Directions:
Without the pictures, extract every line from the start of the material to the line containing "from bokeh.core.properties import value", both ends included.

####################

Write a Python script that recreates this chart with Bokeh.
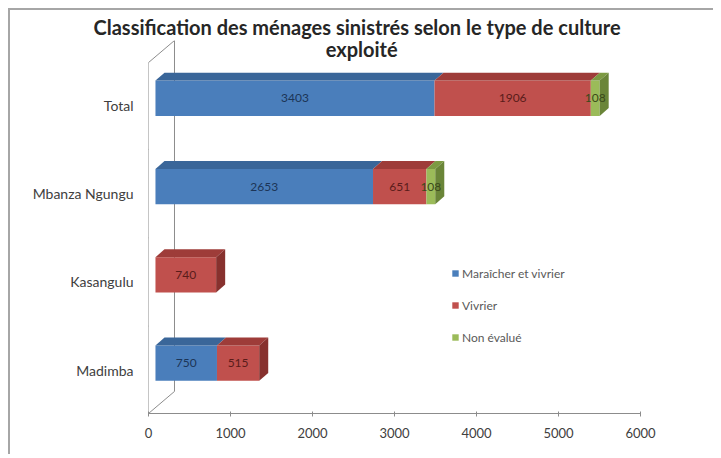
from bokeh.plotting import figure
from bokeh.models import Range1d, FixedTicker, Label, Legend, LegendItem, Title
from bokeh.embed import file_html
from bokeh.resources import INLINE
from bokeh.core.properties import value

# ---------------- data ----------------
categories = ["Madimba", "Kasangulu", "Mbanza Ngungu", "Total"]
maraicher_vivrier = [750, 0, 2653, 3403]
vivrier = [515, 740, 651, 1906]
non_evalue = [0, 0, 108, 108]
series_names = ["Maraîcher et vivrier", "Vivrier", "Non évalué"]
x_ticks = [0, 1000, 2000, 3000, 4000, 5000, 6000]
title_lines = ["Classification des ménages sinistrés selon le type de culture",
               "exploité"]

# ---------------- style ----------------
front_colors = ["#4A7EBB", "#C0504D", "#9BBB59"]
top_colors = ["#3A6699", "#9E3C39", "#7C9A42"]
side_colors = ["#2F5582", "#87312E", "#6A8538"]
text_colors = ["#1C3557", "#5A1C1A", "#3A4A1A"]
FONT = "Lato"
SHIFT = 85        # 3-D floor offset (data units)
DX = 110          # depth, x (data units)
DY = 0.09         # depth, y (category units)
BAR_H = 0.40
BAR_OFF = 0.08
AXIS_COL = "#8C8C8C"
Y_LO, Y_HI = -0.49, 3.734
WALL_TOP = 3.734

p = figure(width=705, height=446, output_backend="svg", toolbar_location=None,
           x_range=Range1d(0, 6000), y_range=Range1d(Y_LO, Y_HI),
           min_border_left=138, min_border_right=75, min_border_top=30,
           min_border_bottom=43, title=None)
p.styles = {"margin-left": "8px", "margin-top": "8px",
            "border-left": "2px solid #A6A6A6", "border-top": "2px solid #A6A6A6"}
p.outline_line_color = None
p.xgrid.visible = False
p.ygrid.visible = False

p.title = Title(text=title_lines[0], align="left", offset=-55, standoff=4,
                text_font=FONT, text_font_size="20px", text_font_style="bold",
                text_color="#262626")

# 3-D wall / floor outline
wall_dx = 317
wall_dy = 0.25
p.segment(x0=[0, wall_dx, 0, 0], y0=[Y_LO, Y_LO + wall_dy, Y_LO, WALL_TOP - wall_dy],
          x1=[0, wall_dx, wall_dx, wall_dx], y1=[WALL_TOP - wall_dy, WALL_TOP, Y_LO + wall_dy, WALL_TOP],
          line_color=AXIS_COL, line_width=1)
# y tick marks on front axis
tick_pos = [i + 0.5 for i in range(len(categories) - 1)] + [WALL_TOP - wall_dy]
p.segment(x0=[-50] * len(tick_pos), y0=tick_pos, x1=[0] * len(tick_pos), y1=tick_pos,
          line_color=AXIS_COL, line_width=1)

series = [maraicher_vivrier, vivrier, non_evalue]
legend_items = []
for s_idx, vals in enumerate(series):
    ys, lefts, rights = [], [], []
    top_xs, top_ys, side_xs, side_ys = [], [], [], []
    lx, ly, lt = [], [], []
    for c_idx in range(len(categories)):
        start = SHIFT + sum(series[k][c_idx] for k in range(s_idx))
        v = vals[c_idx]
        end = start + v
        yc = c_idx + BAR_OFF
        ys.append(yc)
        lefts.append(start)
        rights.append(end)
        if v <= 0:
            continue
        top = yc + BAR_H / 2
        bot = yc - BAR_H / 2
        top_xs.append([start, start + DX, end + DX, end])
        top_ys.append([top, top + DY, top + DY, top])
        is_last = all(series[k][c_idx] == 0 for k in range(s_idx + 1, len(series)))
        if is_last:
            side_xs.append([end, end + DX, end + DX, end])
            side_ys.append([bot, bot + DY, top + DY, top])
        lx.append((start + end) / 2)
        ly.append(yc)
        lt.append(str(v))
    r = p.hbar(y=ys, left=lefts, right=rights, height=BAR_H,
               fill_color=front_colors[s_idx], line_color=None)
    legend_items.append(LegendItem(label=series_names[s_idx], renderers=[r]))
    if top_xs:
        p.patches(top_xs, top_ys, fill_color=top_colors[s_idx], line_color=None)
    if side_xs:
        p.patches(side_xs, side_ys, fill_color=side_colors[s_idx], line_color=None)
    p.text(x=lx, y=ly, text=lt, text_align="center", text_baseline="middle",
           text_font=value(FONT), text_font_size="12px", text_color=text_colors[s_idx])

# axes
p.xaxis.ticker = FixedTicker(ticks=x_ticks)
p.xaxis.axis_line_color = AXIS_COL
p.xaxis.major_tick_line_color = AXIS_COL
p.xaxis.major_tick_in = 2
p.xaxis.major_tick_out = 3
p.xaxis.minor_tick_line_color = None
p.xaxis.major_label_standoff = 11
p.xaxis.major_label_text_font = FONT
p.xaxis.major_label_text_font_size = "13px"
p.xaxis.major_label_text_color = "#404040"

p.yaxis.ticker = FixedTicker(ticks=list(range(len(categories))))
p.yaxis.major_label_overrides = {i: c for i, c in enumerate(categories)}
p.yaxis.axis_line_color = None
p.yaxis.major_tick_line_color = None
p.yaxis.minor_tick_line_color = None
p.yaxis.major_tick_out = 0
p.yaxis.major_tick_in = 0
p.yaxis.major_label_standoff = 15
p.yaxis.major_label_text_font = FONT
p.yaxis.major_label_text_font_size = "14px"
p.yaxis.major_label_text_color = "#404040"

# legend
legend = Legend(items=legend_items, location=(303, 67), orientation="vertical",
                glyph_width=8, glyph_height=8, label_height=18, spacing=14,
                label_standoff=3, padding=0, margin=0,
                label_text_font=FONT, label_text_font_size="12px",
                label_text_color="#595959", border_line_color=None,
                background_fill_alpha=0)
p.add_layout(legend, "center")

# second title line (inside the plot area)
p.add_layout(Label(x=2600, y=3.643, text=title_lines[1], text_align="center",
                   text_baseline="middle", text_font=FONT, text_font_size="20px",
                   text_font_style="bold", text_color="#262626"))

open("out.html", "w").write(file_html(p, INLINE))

####################

Task solution:
Write a Python script that recreates this chart with Bokeh.
from bokeh.plotting import figure
from bokeh.models import Range1d, FixedTicker, Label, Legend, LegendItem, Title
from bokeh.embed import file_html
from bokeh.resources import INLINE
from bokeh.core.properties import value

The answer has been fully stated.